The only real surprise here is what took the studio so long. Warner Bros on Wednesday formally swung back at the plaintiffs in a lawsuit over the 2012 Clint Eastwood–Amy Adams baseball pic Trouble With The Curve. To continue the ballgame lingo, the studio doesn’t think the court should even step up to the plate to claims by Ryan A. Brooks and Gold Glove Productions, first filed October 1, that the idea for the Randy Brown-written film was stolen — WB wants the case thrown out. “The Warner Defendants’ motion for summary judgment should be granted and this case should be brought to a halt before defendants have to incur any further costs in defending it,” says the motion (read it here) filed Wednesday in federal court. “The Warner Defendants appreciate that early summary judgment motions are not the norm, but this case calls out for it, especially given the salaciousness of the complaint and Plaintiffs’ abject refusal to face the reality — attested to by various third-party witnesses — that Mr. Brown wrote TWTC in the 1990s.” Brooks is seeking tens of millions in his case as well as all the profits for the film. Curve came out in September 2012 and was a middling success with $35.8 million grossed domestically and about $50 million worldwide.
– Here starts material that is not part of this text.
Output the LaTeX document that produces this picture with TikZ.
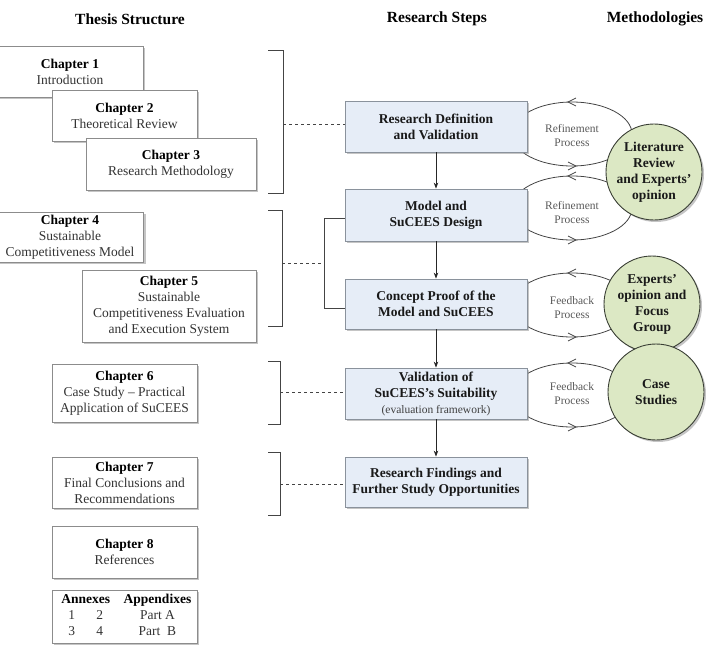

Related: Warner Bros Fires Back In ‘Trouble With The Curve’ Case
Even if Curve had been a bigger hit and there was more dough to go around, WB doesn’t seem to be in the settlement mood to make these allegations just go away. The studio claims that it has “extensive, indisputable evidence” that Brown completed a number of drafts of what became the film. In his suit, Brooks claims Curve actually came from three copyrighted scripts called Omaha about college baseball written by actor Don Handfield and a reel from his production company based on the plaintiff’s knowledge of that world. He also alleges an elaborate sleight of hand that resulted in Brown getting credit for a story about that world that Brooks says he could not have truly known about. Brooks and his lawyer Gerald Fox say they have a number of experts to confirm their version of events.
Forget about it, says WB.
“Mr. Brown created TWTC years before Omaha; he did not copy it. Defendants’ motion for summary judgment should be granted, and this wasteful and misguided case should be brought to a decisive end,” Warner Bros asserts in the motion filed this week. “None of the personal insults or twisted conspiracy theories that Plaintiffs assert can overcome this lynchpin fact. Nor can their claims that the Warner Defendants “manufactured” the mass of evidence that disproves Plaintiffs’ claims. This is a simple case. This summary judgment motion should be granted,” the filing adds. To that end, WB has brought on board the O’Melveny & Myers team of Daniel Petrocelli and Matt Kline, as well as Ashley Pearson, that has won the studio the Superman heirs copyright case and others. The original multi-million dollar 12-claim complaint names WB, UTA, Gersh, director Robert Lorenz, screenwriter Randy Brown and Eastwood’s Malpaso Productions among others. Eastwood himself is not named, but if this does go to trial, there’s a good chance he’ll be on the witness list — if it goes to trial.